Modulating interfacial electric field in oxygen-defect-mediated S-scheme Mo-ZnIn2S4/BiOCl heterostructures for efficient photocatalytic hydrogen evolution

Abstract

The inefficient separation and migration of photogenerated charges remain a primary obstacle for photocatalytic hydrogen evolution. Herein, a novel oxygen-defect-mediated S-scheme heterojunction of Mo-ZnIn2S4/BiOCl (Mo-ZIS/BOC) was constructed for efficient production of hydrogen using visible light. The introduction of Mo species not only optimizes the electron structure of ZnIn2S4 but, more importantly, effectively modulates the interfacial electric field (IEF) at the heterojunction interface.
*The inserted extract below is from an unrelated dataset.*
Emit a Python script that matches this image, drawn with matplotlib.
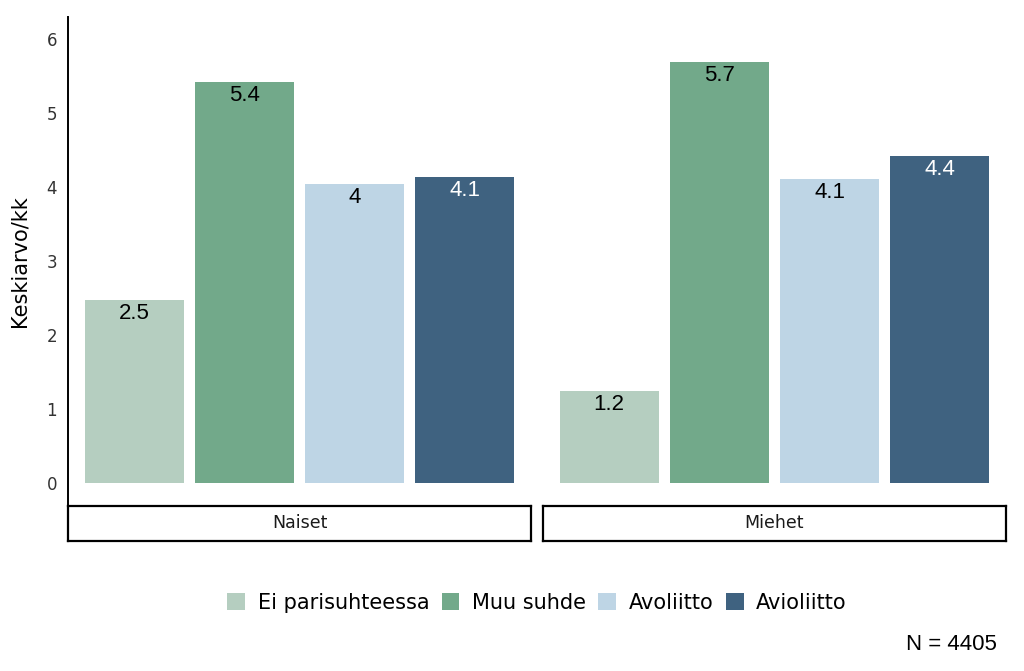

The optimum Mo-ZIS/BOC catalyst exhibits an impressive hydrogen evolution rate of 18.16 mmol g⁻¹ h⁻¹, which is 11.9 times higher than that of pure ZnIn2S4 and also surpasses the undoped ZIS/BOC heterojunction. The high activity and excellent stability of Mo-ZIS/BOC were attributed to the enhanced IEF and oxygen-defect-mediated S-scheme pathway, significantly promoting directional charge transfer and separation. Combined with photoelectrochemical characterizations and theoretical calculations, the mechanism of Mo in modulating the IEF and the charge transfer pathway was elucidated. This work offers profound insights into how elemental doping can intensify the IEF of S-scheme heterojunctions for advanced solar energy conversion.